2. RADIO answer format

R — Requirements

  • Core product flows
  • User types and permissions
  • Scale assumptions
  • Latency and correctness expectations

A — Architecture

  • Main UI surfaces
  • Rendering strategy
  • Realtime vs request-response flows
  • Boundaries between client and server responsibilities

D — Data Model

  • Core entities
  • Client state shape
  • Normalization where relevant
  • Transient state vs durable state

I — Interfaces

  • Read APIs
  • Mutation APIs
  • Realtime events
  • Error states and retries

O — Optimizations and Tradeoffs

  • Render performance
  • State management tradeoffs
  • Caching and invalidation
  • Accessibility, security, and resilience

3. State management answer

State management is important, but the strongest answer is not “I would use Zustand” or “I would use Redux.” The strongest answer is to explain what state exists, who owns it, and why that split is correct.

How to talk about state

  • Local UI state: open panels, hover states, active tabs, modal visibility.
  • Shared client state: filters, selection state, temporary workflow state, optimistic queues.
  • Server state: fetched resources, paginated lists, mutation results, cache freshness.
  • Hot interaction state: editor state, drag state, request lifecycle, composition state.

When React Query is relevant

  • Feed pages and cursor pagination
  • Jira board fetches and issue detail panels
  • Comments history, revision history, filters, and side panels
  • Optimistic mutations where server data remains central

When React Query is not the core answer

  • Collaborative editor document state
  • Selection, pending ops, rebasing, undo stack
  • Fast per-keystroke interaction loops

When Zustand or Redux may be relevant

  • Shared client-side interaction state across multiple surfaces
  • Board interaction state in workflow-heavy UIs
  • Complex selection, filtering, or temporary interaction state

Best interview phrasing

“I would separate server state from shared client interaction state.

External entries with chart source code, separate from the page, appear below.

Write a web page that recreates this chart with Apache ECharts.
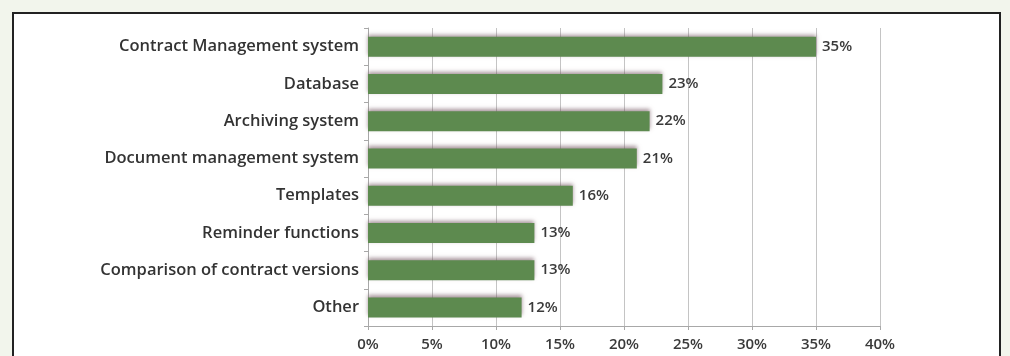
<!DOCTYPE html>
<html>
<head>
<meta charset="utf-8">
<script src="https://cdn.jsdelivr.net/npm/echarts@6/dist/echarts.min.js"></script>
<style>
html,body{margin:0;padding:0;background:#f2f5ec;}
#frame{position:absolute;left:12px;top:12px;width:985px;height:360px;border:2px solid #222;background:#fff;}
#chart{position:absolute;left:0;top:0;width:1010px;height:356px;}
</style>
</head>
<body>
<div id="frame"></div>
<div id="chart"></div>
<script>
const categories = [
  "Contract Management system",
  "Database",
  "Archiving system",
  "Document management system",
  "Templates",
  "Reminder functions",
  "Comparison of contract versions",
  "Other"
];
const values = [35, 23, 22, 21, 16, 13, 13, 12];
const xTicks = { min: 0, max: 40, interval: 5 };

const chart = echarts.init(document.getElementById('chart'), null, {renderer: 'canvas'});
const font = 'Open Sans';
chart.setOption({
  backgroundColor: 'transparent',
  animation: false,
  grid: { left: 368, right: 130, top: 28, bottom: 30, containLabel: false },
  xAxis: {
    type: 'value',
    min: xTicks.min, max: xTicks.max, interval: xTicks.interval,
    axisLine: { show: true, lineStyle: { color: '#a8a8a8', width: 1 } },
    axisTick: { show: true, length: 4, lineStyle: { color: '#a8a8a8' } },
    splitLine: { show: true, lineStyle: { color: '#c4c4c4', width: 1 } },
    axisLabel: { formatter: '{value}%', color: '#3a3a3a', fontSize: 15, fontWeight: 600, fontFamily: font, margin: 11 }
  },
  yAxis: {
    type: 'category',
    inverse: true,
    data: categories,
    axisLine: { show: true, lineStyle: { color: '#a8a8a8', width: 1 } },
    axisTick: { show: true, length: 4, lineStyle: { color: '#a8a8a8' } },
    axisLabel: { color: '#333', fontSize: 16.5, fontWeight: 600, fontFamily: font, margin: 9 }
  },
  series: [{
    type: 'bar',
    data: values,
    barWidth: 20,
    itemStyle: {
      color: '#5d8a4f',
      shadowColor: 'rgba(110,80,90,0.6)',
      shadowBlur: 4,
      shadowOffsetY: -2
    },
    label: {
      show: true,
      position: 'right',
      distance: 6,
      formatter: '{c}%',
      color: '#3a3a3a',
      fontSize: 15,
      fontWeight: 600,
      fontFamily: font
    }
  }]
});
</script>
</body>
</html>
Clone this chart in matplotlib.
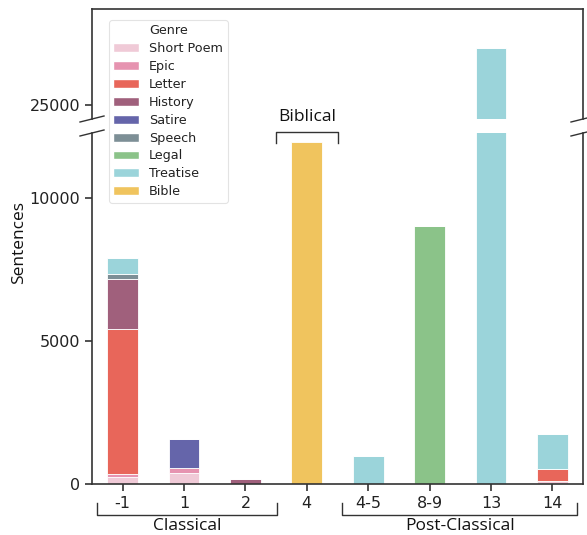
import matplotlib
matplotlib.use("Agg")
import matplotlib.pyplot as plt
import numpy as np
from matplotlib.patches import Patch
from matplotlib.lines import Line2D

# ---- data ----
periods = ["-1", "1", "2", "4", "4-5", "8-9", "13", "14"]
genres = ["Short Poem", "Epic", "Letter", "History", "Satire", "Speech", "Legal", "Treatise", "Bible"]
short_poem = [250, 400, 0, 0, 0, 0, 0, 100]
epic       = [100, 170, 0, 0, 0, 0, 0, 0]
letter     = [5080, 0, 0, 0, 0, 0, 0, 420]
history    = [1750, 0, 160, 0, 0, 0, 0, 0]
satire     = [0, 990, 0, 0, 0, 0, 0, 0]
speech     = [160, 0, 0, 0, 0, 0, 0, 0]
legal      = [0, 0, 0, 0, 0, 9020, 0, 0]
treatise   = [550, 0, 0, 0, 980, 0, 27000, 1230]
bible      = [0, 0, 0, 11950, 0, 0, 0, 0]
series = [short_poem, epic, letter, history, satire, speech, legal, treatise, bible]
colors = ["#f0cad7", "#e693b0", "#e8665a", "#a0607c", "#6565aa",
          "#7d8f96", "#8bc389", "#9bd4da", "#f0c45e"]

W, H = 587, 535
fig = plt.figure(figsize=(W / 100, H / 100), dpi=100)

def px(x0, y0, x1, y1):
    return [x0 / W, (H - y1) / H, (x1 - x0) / W, (y1 - y0) / H]

ax_top = fig.add_axes(px(92, 9, 583, 119))
ax_bot = fig.add_axes(px(92, 133, 583, 484))

x = np.arange(len(periods))
for ax in (ax_top, ax_bot):
    bottom = np.zeros(len(periods))
    for vals, c in zip(series, colors):
        v = np.array(vals, dtype=float)
        ax.bar(x, v, 0.5, bottom=bottom, color=c, edgecolor="white", linewidth=0.6)
        bottom += v
    ax.set_xlim(-0.5, 7.5)
    for s in ax.spines.values():
        s.set_color("#333333")
        s.set_linewidth(1.2)

ax_bot.set_ylim(0, 12273)
ax_top.set_ylim(24510, 28356)

ax_top.spines["bottom"].set_visible(False)
ax_bot.spines["top"].set_visible(False)
ax_top.tick_params(axis="x", bottom=False, labelbottom=False)
ax_top.set_yticks([25000])
ax_bot.set_yticks([0, 5000, 10000])
ax_bot.set_xticks(x)
ax_bot.set_xticklabels(periods)
for ax in (ax_top, ax_bot):
    ax.tick_params(axis="both", labelsize=11.5, colors="#222222", length=5, width=1.1,
                   labelcolor="#222222")

# break marks
def pline(xs, ys, **kw):
    fig.add_artist(Line2D([v / W for v in xs], [1 - v / H for v in ys],
                          transform=fig.transFigure, color="#333333", lw=1.0, **kw))

for sx in (92, 583):
    pline([sx - 12, sx + 12], [122, 116])
    pline([sx - 12, sx + 12], [136, 130])

# legend (title drawn as first entry, seaborn style)
handles = [Patch(facecolor="none", edgecolor="none", label="Genre")]
handles += [Patch(facecolor=c, edgecolor="white", label=g) for g, c in zip(genres, colors)]
leg = fig.legend(handles=handles, loc="upper left",
                 bbox_to_anchor=(109 / W, 1 - 20 / H), borderaxespad=0,
                 fontsize=9.2, frameon=True, fancybox=True, borderpad=0.35,
                 labelspacing=0.38, handlelength=2.0, handleheight=0.7,
                 handletextpad=0.8)
leg.get_frame().set_edgecolor("#dddddd")
leg.get_frame().set_linewidth(0.8)
for t in leg.get_texts():
    t.set_color("#222222")

# annotation brackets and labels
fam = ["Open Sans", "DejaVu Sans"]
def bracket(x0, x1, y_end, y_bar):
    pline([x0, x0, x1, x1], [y_end, y_bar, y_bar, y_end], solid_joinstyle="round")

bracket(97, 277, 503, 515)
bracket(342, 577, 503, 515)
bracket(276, 338, 143, 132)

def ptext(xc, yc, s, size):
    fig.text(xc / W, 1 - yc / H, s, ha="center", va="center", fontsize=size,
             family=fam, color="#111111")

ptext(187, 526, "Classical", 12.5)
ptext(460, 526, "Post-Classical", 12.5)
ptext(307, 117, "Biblical", 12.5)
fig.text(19 / W, 1 - 243 / H, "Sentences", ha="center", va="center", rotation=90,
         fontsize=12.5, family=fam, color="#111111")

fig.savefig("out.png", dpi=100)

Fetched resources and mutations can use React Query, while hot interactive state would stay in a dedicated local store or lightweight client store so the UI remains predictable and performant.”

4. API and data contracts

Good frontend system design answers define APIs precisely enough to explain pagination, optimistic updates, retries, and error handling.

  • Prefer cursor pagination for unstable ranked lists.
  • Use idempotency keys where retries could duplicate actions.
  • Keep payloads small and explicit.
  • Batch requests where possible and avoid request waterfalls.
  • Design with HTTP/2 multiplexing in mind, but still reduce request count and payload size.
  • Design realtime events as patches when full reloads are too expensive.

5. Performance checklist

  • Focus first on above-the-fold work and first meaningful interaction.
  • Virtualize long lists and grids to bound DOM and layout cost.
  • Use route and component-level bundle splitting; remove dead code via tree shaking.
  • Debounce and throttle high-frequency input and scroll handlers.
  • Use modern image formats (WebP/AVIF) and lazy loading for offscreen media.

Network and delivery checklist

  • Enable Brotli/gzip compression for text assets.
  • Cache static assets aggressively at CDN edges, but avoid caching personalized HTML.
  • Use stale-while-revalidate patterns where freshness can lag slightly.
  • Define behavior for weak networks, high latency, and partial failures.

6. Accessibility and security

  • Keyboard navigation and focus management
  • Screen reader support and semantic roles
  • I18n readiness (copy expansion, RTL, locale-aware formatting, pluralization)
  • Mobile-first constraints (touch targets, input latency, low-memory devices)
  • Offline behavior (read-only fallback, queued writes, replay strategy)
  • XSS-safe rich content handling
  • Permission boundaries and unsafe client trust assumptions

7. Reliability and observability

  • What fails if the network drops?
  • What retries safely, and what should not retry automatically?
  • What metrics would reveal user pain quickly?
  • Define product analytics for key funnels and regression detection.
  • Plan A/B testing with feature flags, guardrails, and fast rollback.
  • Cover critical paths with tests and CI/CD gates before release.
  • How would you debug production divergence or bad client state?

8. Question-specific patterns

News Feed

Emphasize React Query, normalization, cursor pagination, optimistic mutations, and realtime reconciliation without reordering visible rows.

Autocomplete

Emphasize request lifecycle, cancellation, stale response protection, keyboard navigation, and IME handling more than generic global state tools.

Collaborative Docs

Emphasize editor store, pending ops, rebasing, comments anchoring, offline replay, and why React Query is only secondary here.

Jira Board

Emphasize normalized board state, optimistic drag-and-drop, workflow validation, permission boundaries, and local drag state versus server-backed board data.

9. Candidate closing script

A good final summary

“I would start by clarifying scale, latency, and correctness requirements, then define the architecture and state boundaries. I would separate local interaction state, shared client state, and server state, define APIs and mutation flows, and then validate the design against performance, accessibility, security, and observability constraints. Finally, I would summarize the key tradeoffs and what I would optimize next if usage grew.”